Find the word "this" in the material below and gather every line that contains it.

*** Supplied information

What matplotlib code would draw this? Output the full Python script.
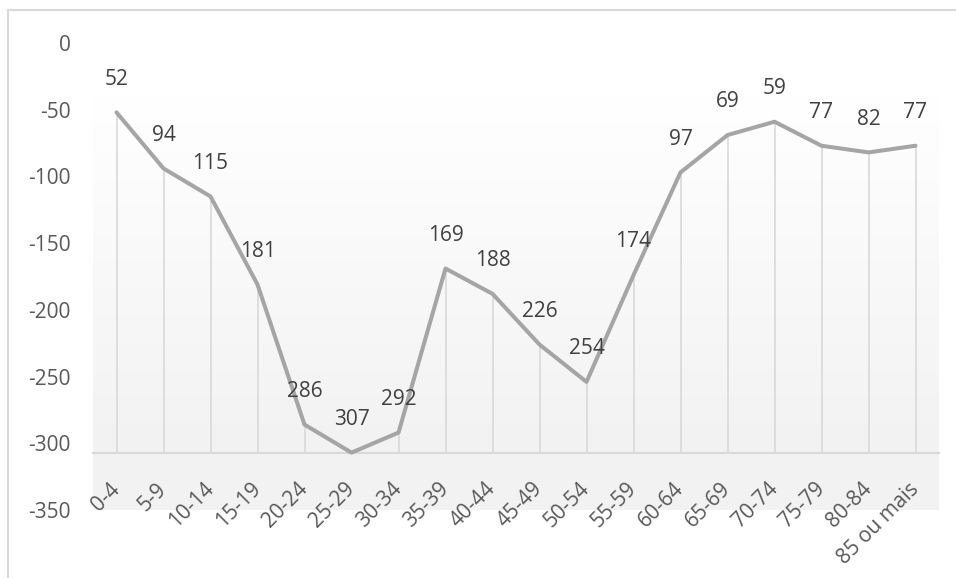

******
*** Supplied information

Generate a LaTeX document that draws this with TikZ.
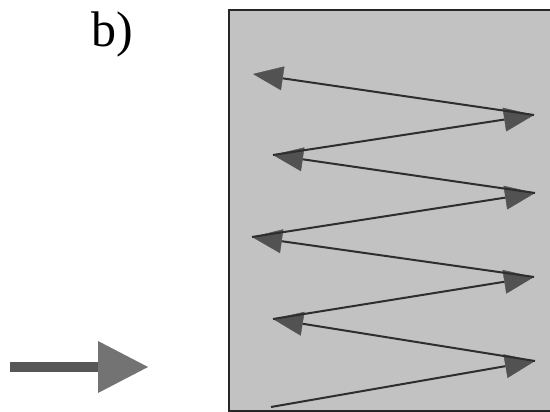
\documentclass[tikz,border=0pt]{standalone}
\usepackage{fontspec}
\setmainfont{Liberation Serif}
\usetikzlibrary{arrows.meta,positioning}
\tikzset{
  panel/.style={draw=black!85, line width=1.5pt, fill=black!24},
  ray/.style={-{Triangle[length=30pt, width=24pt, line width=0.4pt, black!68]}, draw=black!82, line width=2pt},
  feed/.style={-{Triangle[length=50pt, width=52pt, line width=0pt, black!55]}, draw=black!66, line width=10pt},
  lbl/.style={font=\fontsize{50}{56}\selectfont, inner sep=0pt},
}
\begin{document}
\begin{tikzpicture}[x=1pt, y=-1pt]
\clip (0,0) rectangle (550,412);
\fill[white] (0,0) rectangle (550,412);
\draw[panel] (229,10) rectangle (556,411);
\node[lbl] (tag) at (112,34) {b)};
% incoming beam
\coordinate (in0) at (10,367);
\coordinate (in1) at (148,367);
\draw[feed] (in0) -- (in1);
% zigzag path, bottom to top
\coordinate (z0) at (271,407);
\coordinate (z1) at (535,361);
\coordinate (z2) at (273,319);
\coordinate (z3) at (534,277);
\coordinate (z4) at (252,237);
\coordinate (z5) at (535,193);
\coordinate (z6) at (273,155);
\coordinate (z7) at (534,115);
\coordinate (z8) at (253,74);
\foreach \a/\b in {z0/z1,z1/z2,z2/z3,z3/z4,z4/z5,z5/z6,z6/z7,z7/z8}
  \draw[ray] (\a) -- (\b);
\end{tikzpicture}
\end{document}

******
*** Supplied information

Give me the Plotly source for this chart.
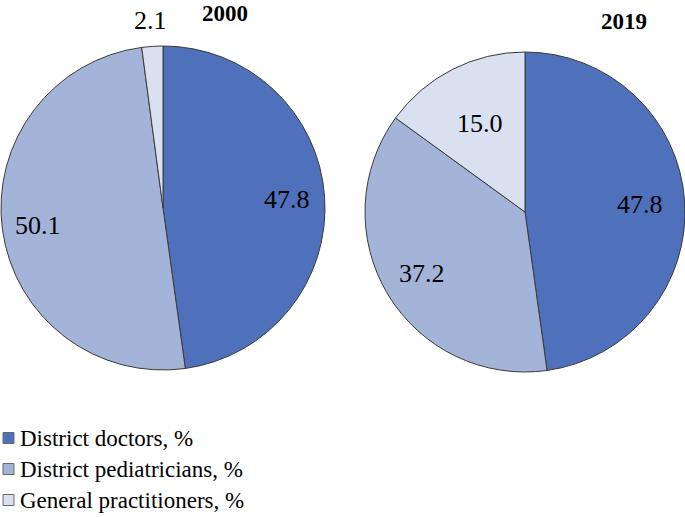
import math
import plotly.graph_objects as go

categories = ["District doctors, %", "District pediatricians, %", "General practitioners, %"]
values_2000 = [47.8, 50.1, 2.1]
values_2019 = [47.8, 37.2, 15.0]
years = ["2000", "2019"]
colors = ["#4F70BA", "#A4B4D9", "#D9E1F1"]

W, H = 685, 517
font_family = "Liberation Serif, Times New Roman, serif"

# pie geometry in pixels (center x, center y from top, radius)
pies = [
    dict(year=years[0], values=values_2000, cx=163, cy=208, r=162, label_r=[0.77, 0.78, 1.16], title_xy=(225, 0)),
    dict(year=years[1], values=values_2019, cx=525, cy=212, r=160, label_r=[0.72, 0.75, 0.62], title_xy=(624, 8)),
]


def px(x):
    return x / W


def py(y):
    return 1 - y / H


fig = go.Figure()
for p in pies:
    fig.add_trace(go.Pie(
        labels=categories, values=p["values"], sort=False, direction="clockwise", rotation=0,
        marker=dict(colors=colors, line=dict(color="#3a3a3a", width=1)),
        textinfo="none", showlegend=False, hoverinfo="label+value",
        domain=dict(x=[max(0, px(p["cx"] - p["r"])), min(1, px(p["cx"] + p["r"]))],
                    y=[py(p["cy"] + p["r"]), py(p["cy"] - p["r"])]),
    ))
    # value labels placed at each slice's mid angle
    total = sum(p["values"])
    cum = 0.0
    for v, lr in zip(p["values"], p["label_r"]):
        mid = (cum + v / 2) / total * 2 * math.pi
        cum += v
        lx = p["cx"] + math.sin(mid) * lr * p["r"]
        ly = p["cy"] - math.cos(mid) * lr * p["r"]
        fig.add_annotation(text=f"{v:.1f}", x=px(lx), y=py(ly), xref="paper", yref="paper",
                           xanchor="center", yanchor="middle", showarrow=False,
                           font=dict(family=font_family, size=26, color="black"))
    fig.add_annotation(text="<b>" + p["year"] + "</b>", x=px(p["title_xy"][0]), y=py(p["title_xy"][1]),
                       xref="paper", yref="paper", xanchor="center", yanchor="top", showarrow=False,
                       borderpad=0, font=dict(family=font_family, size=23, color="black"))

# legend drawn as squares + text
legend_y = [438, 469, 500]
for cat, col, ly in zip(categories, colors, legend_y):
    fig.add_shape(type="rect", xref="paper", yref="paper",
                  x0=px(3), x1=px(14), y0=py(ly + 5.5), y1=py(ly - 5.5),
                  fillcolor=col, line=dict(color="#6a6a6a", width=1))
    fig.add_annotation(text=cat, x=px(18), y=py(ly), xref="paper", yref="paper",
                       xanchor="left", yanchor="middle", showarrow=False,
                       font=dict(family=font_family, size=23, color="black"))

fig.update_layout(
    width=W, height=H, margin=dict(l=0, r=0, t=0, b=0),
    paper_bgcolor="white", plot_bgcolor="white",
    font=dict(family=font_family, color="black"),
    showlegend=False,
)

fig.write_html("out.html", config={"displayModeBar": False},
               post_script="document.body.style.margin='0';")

******

▸ **Final answer**
What matplotlib code would draw this? Output the full Python script.
Generate a LaTeX document that draws this with TikZ.
Give me the Plotly source for this chart.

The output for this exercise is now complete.